[START]
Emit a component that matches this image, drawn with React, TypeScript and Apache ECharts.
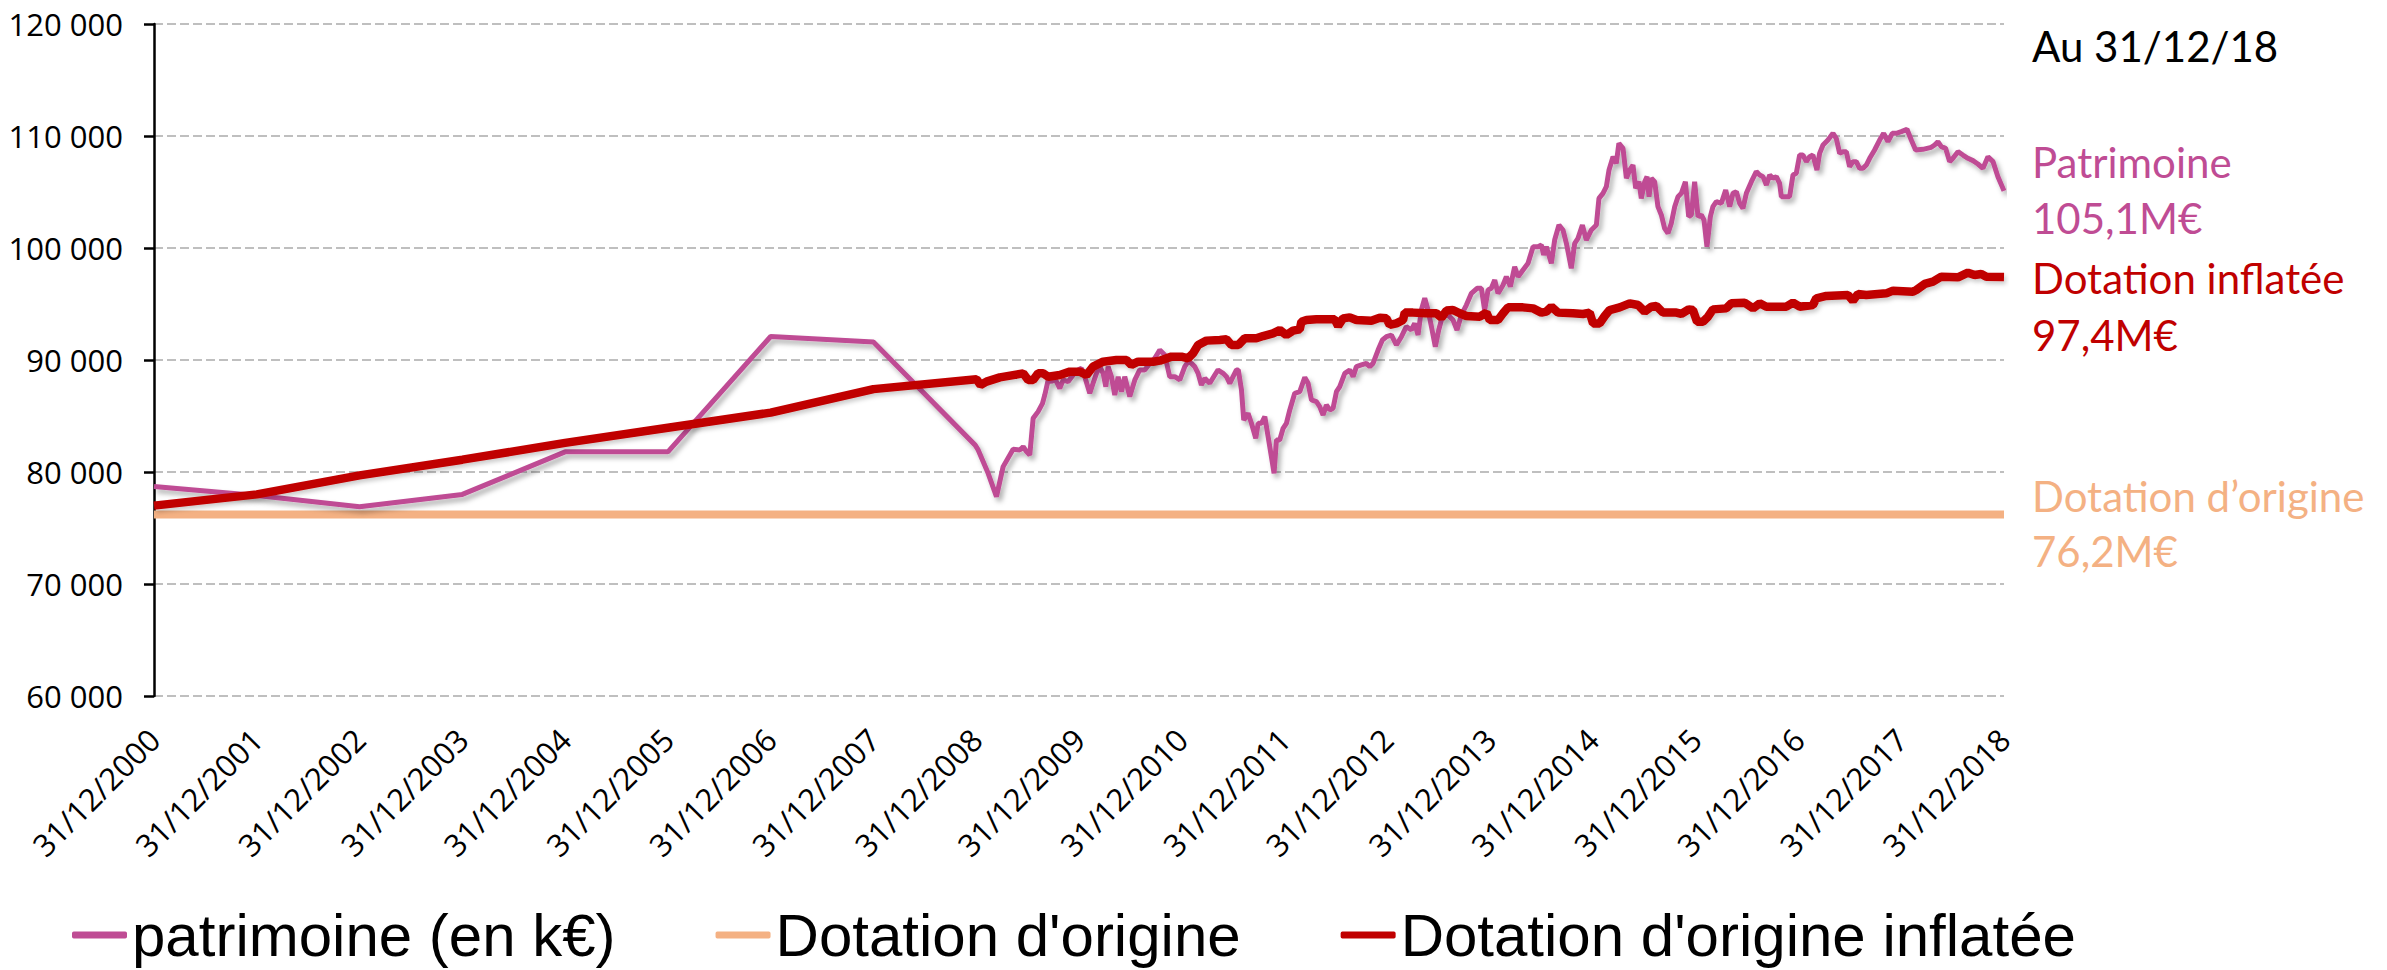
import React, { useEffect, useRef } from "react";
import * as echarts from "echarts";

// x = years elapsed since 31/12/2000 (0 = 31/12/2000, 18 = 31/12/2018)
const yearTicks = [2000, 2001, 2002, 2003, 2004, 2005, 2006, 2007, 2008, 2009, 2010, 2011, 2012, 2013, 2014, 2015, 2016, 2017, 2018];
const yTicks = [60000, 70000, 80000, 90000, 100000, 110000, 120000];

const seriesNames = ["patrimoine (en k€)", "Dotation d'origine", "Dotation d'origine inflatée"];

const patrimoineT = [
  0, 1, 2, 3, 4, 5, 6, 7, 7.99,
  8.019, 8.116, 8.197, 8.262, 8.359, 8.424, 8.457, 8.489, 8.521, 8.554, 8.602, 8.645, 8.667, 8.7, 8.732, 8.765, 8.813, 8.846, 8.894, 8.943, 8.992,
  9.024, 9.056, 9.105, 9.137, 9.17, 9.202, 9.235, 9.261, 9.283, 9.316, 9.348, 9.381, 9.413, 9.445, 9.494, 9.543, 9.591, 9.64, 9.689, 9.737, 9.786, 9.835, 9.883, 9.932, 9.981,
  10.029, 10.062, 10.094, 10.126, 10.159, 10.191, 10.224, 10.272, 10.321, 10.353, 10.402, 10.435, 10.467, 10.499, 10.532, 10.55, 10.581, 10.603, 10.645, 10.678, 10.72, 10.743, 10.775, 10.808, 10.84, 10.872, 10.898, 10.921, 10.953, 10.986,
  11.018, 11.051, 11.099, 11.148, 11.197, 11.229, 11.262, 11.31, 11.342, 11.375, 11.407, 11.44, 11.472, 11.505, 11.537, 11.586, 11.634, 11.667, 11.699, 11.748, 11.796, 11.829, 11.861, 11.91, 11.952, 11.991,
  12.04, 12.088, 12.137, 12.185, 12.234, 12.266, 12.299, 12.331, 12.364, 12.396, 12.429, 12.467, 12.5, 12.526, 12.575, 12.607, 12.639, 12.678, 12.72, 12.769, 12.818, 12.873, 12.915, 12.947, 12.98,
  13.012, 13.045, 13.077, 13.126, 13.158, 13.197, 13.239, 13.272, 13.32, 13.369, 13.418, 13.466, 13.499, 13.521, 13.547, 13.596, 13.628, 13.67, 13.709, 13.742, 13.765, 13.79, 13.823, 13.855, 13.898, 13.936, 13.985,
  14.034, 14.059, 14.098, 14.131, 14.157, 14.196, 14.228, 14.253, 14.293, 14.326, 14.358, 14.39, 14.416, 14.449, 14.471, 14.504, 14.527, 14.546, 14.569, 14.601, 14.633, 14.666, 14.698, 14.731, 14.763, 14.796, 14.828, 14.861, 14.9, 14.932, 14.958, 14.99,
  15.023, 15.055, 15.081, 15.11, 15.143, 15.168, 15.201, 15.25, 15.292, 15.331, 15.363, 15.396, 15.428, 15.46, 15.493, 15.542, 15.59, 15.623, 15.655, 15.688, 15.72, 15.752, 15.785, 15.817, 15.834, 15.882, 15.914, 15.947, 15.979,
  16.012, 16.044, 16.077, 16.109, 16.141, 16.18, 16.206, 16.239, 16.287, 16.336, 16.368, 16.401, 16.433, 16.466, 16.498, 16.53, 16.563, 16.595, 16.628, 16.66, 16.693, 16.741, 16.79, 16.829, 16.871, 16.913, 16.952,
  17.001, 17.056, 17.098, 17.14, 17.211, 17.292, 17.325, 17.357, 17.39, 17.432, 17.471, 17.503, 17.552, 17.6, 17.649, 17.698, 17.746, 17.795, 17.844, 17.893, 17.941, 18,
];
const patrimoineV = [
  78700, 77900, 76900, 78000, 81800, 81800, 92100, 91600, 82400,
  81970, 79880, 77800, 80480, 82030, 81970, 82260, 81820, 81520, 84790, 85390, 86130, 86880, 88220, 88070, 88360, 87470, 88220, 88070, 88660, 89110,
  89260, 88510, 87030, 87920, 88810, 89410, 88810, 87620, 89410, 88510, 86880, 88510, 87170, 88510, 86730, 88220, 89110, 89110, 89700, 90150, 90890, 90450, 88510, 88510, 88220,
  89410, 89850, 89700, 89410, 88810, 87770, 88360, 87920, 88660, 89110, 88810, 88510, 87920, 88510, 89110, 89110, 87320, 84640, 85240, 84350, 83010, 84350, 84350, 84940, 83160, 81370, 79880, 82860, 82860, 83900,
  84350, 85540, 87030, 87170, 88450, 87920, 86430, 86280, 85840, 85090, 85980, 85540, 85690, 87170, 87620, 88810, 89110, 88510, 89410, 89560, 89700, 89410, 89700, 90890, 91790, 92080,
  92230, 91340, 92080, 92980, 92680, 93270, 92230, 94460, 95510, 94460, 92980, 91190, 92680, 93570, 94170, 93870, 93570, 92680, 94020, 94910, 95950, 96400, 96400, 94460, 96250,
  96400, 97140, 95950, 96700, 97440, 96550, 98330, 97440, 98040, 98630, 100120, 100120, 100270, 99380, 100120, 98630, 100710, 102050, 101610, 100420, 99380, 98180, 100420, 100860, 102050, 100710, 101610,
  102050, 104430, 104880, 105480, 106970, 108150, 107560, 109350, 108900, 106220, 106960, 107410, 105330, 105920, 104430, 105920, 106370, 104580, 106220, 105920, 103690, 102950, 101760, 101310, 102200, 103690, 104580, 104880, 105920, 102800, 102950, 105920,
  102800, 102950, 102500, 100120, 102800, 103690, 104140, 103990, 105180, 103690, 104880, 105030, 103990, 103540, 104880, 105920, 106820, 106520, 106370, 105630, 106520, 106220, 106370, 105770, 104580, 104580, 104580, 106520, 106670,
  108300, 108300, 107710, 108150, 108300, 106960, 108450, 109200, 109640, 110240, 109790, 108450, 108600, 108600, 107260, 107710, 107710, 107110, 107110, 107410, 108010, 108750, 109640, 110240, 109490, 110240, 110240,
  110390, 110600, 109640, 108750, 108810, 108990, 109200, 109490, 109050, 108900, 107710, 108010, 108600, 108300, 108010, 107800, 107500, 107110, 108150, 107710, 106370, 105100,
];

const inflateeT = [
  0, 1, 2, 3, 4, 5, 6, 7,
  8.003, 8.042, 8.1, 8.23, 8.457, 8.505, 8.554, 8.602, 8.651, 8.7, 8.813, 8.911, 9.008, 9.073, 9.137, 9.235, 9.364, 9.462, 9.51, 9.575, 9.656, 9.721, 9.786, 9.9, 9.997,
  10.062, 10.11, 10.159, 10.24, 10.37, 10.435, 10.483, 10.55, 10.613, 10.726, 10.791, 10.888, 10.953, 11.018, 11.083, 11.148, 11.164, 11.213, 11.31, 11.488, 11.521, 11.569, 11.634, 11.699, 11.845, 11.926, 11.991,
  12.023, 12.088, 12.153, 12.169, 12.25, 12.38, 12.477, 12.526, 12.575, 12.639, 12.704, 12.769, 12.899, 12.964, 12.996, 13.077, 13.126, 13.174, 13.32, 13.418, 13.499, 13.547, 13.596, 13.661, 13.807, 13.904, 13.969,
  14.001, 14.066, 14.115, 14.163, 14.261, 14.358, 14.439, 14.504, 14.569, 14.618, 14.682, 14.812, 14.861, 14.932, 14.974, 15.013, 15.071, 15.12, 15.168, 15.298, 15.347, 15.477, 15.558, 15.623, 15.688, 15.882, 15.947,
  16.012, 16.141, 16.174, 16.271, 16.482, 16.53, 16.579, 16.66, 16.855, 16.92, 17.114, 17.147, 17.228, 17.309, 17.39, 17.552, 17.649, 17.714, 17.779, 17.828, 18,
];
const inflateeV = [
  77000, 78000, 79700, 81100, 82600, 83950, 85300, 87400,
  88280, 87770, 88070, 88450, 88810, 88220, 88220, 88810, 88810, 88510, 88660, 88960, 88960, 88660, 89410, 89850, 90000, 90000, 89560, 89850, 89850, 89850, 89940, 90300, 90300,
  90150, 90600, 91340, 91730, 91790, 91850, 91340, 91340, 91940, 91940, 92140, 92380, 92680, 92230, 92620, 92740, 93420, 93570, 93630, 93630, 93040, 93720, 93810, 93570, 93510, 93780, 93720,
  93130, 93270, 93570, 94230, 94230, 94170, 94170, 93780, 94410, 94460, 94170, 93930, 93870, 94230, 93570, 93570, 94170, 94700, 94700, 94610, 94230, 94320, 94760, 94230, 94170, 94110, 94230,
  93270, 93270, 93930, 94460, 94700, 95060, 94910, 94320, 94760, 94820, 94230, 94230, 94110, 94520, 94460, 93420, 93420, 93870, 94520, 94610, 95060, 95120, 94610, 95060, 94760, 94760, 95120,
  94760, 94910, 95510, 95720, 95800, 95300, 95890, 95800, 95950, 96190, 96100, 96250, 96790, 97000, 97440, 97380, 97800, 97590, 97680, 97440, 97400,
];

const origineT = [0, 18];
const origineV = [76200, 76200];

const annotations = [
  { text: "Au 31/12/18", color: "#000000", y: 46 },
  { text: "Patrimoine", color: "#BF4C94", y: 162 },
  { text: "105,1M€", color: "#BF4C94", y: 218 },
  { text: "Dotation inflatée", color: "#C00000", y: 278 },
  { text: "97,4M€", color: "#C00000", y: 335 },
  { text: "Dotation d’origine", color: "#F4B183", y: 496 },
  { text: "76,2M€", color: "#F4B183", y: 551 },
];

const pairs = (t: number[], v: number[]) => t.map((x, i) => [x, v[i]]);

export default function App() {
  const ref = useRef<HTMLDivElement>(null);
  useEffect(() => {
    document.body.style.margin = "0";
    if (!ref.current) return;
    const chart = echarts.init(ref.current, null, { renderer: "svg" });
    const axisFont = "'Open Sans', 'Noto Sans', sans-serif";
    chart.setOption({
      animation: false,
      backgroundColor: "#ffffff",
      grid: { left: 154, top: 24, width: 1850, height: 672, containLabel: false },
      xAxis: {
        type: "value",
        min: 0,
        max: yearTicks.length - 1,
        interval: 1,
        axisLine: { show: false },
        axisTick: { show: false },
        splitLine: { show: false },
        axisLabel: {
          rotate: 45,
          margin: 38,
          fontFamily: axisFont,
          fontSize: 31,
          color: "#000",
          formatter: (v: number) => "31/12/" + yearTicks[Math.round(v)],
        },
      },
      yAxis: {
        type: "value",
        min: yTicks[0],
        max: yTicks[yTicks.length - 1],
        interval: 10000,
        axisLine: { show: true, lineStyle: { color: "#000", width: 2.5 } },
        axisTick: { show: true, inside: false, length: 10, lineStyle: { color: "#000", width: 2.5 } },
        splitLine: { show: true, lineStyle: { color: "#BFBFBF", width: 2, type: [9, 4] } },
        axisLabel: {
          margin: 31,
          fontFamily: axisFont,
          fontSize: 31,
          color: "#000",
          formatter: (v: number) => `${Math.round(v / 1000)} 000`,
        },
      },
      legend: {
        data: seriesNames,
        left: 67,
        top: 900,
        itemWidth: 55,
        itemHeight: 7,
        itemGap: 100,
        icon: "roundRect",
        textStyle: { fontFamily: "'Liberation Sans', Arial, sans-serif", fontSize: 60, color: "#000" },
      },
      series: [
        {
          name: seriesNames[1],
          type: "line",
          data: pairs(origineT, origineV),
          symbol: "none",
          color: "#F4B183",
          lineStyle: { width: 8, color: "#F4B183" },
          z: 2,
        },
        {
          name: seriesNames[0],
          type: "line",
          data: pairs(patrimoineT, patrimoineV),
          symbol: "none",
          color: "#BF4C94",
          lineStyle: { width: 5, color: "#BF4C94", shadowColor: "rgba(0,0,0,0.3)", shadowBlur: 5, shadowOffsetX: 3, shadowOffsetY: 4 },
          z: 3,
        },
        {
          name: seriesNames[2],
          type: "line",
          data: pairs(inflateeT, inflateeV),
          symbol: "none",
          color: "#C00000",
          lineStyle: { width: 8.5, color: "#C00000", shadowColor: "rgba(0,0,0,0.2)", shadowBlur: 4, shadowOffsetX: 2, shadowOffsetY: 3 },
          z: 4,
        },
      ],
      graphic: annotations.map((a) => ({
        type: "text",
        x: 2032,
        y: a.y,
        style: {
          text: a.text,
          fill: a.color,
          font: "42px Lato, 'Open Sans', sans-serif",
          verticalAlign: "middle",
          align: "left",
        },
      })),
    });
    return () => chart.dispose();
  }, []);
  return <div ref={ref} style={{ width: 2387, height: 970 }} />;
}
[END]
> _WORK TO BE COMPLETED_: Gather every line from the listing above in which the word "React" appears.

> _TASK SOLUTION_:
Emit a component that matches this image, drawn with React, TypeScript and Apache ECharts.
import React, { useEffect, useRef } from "react";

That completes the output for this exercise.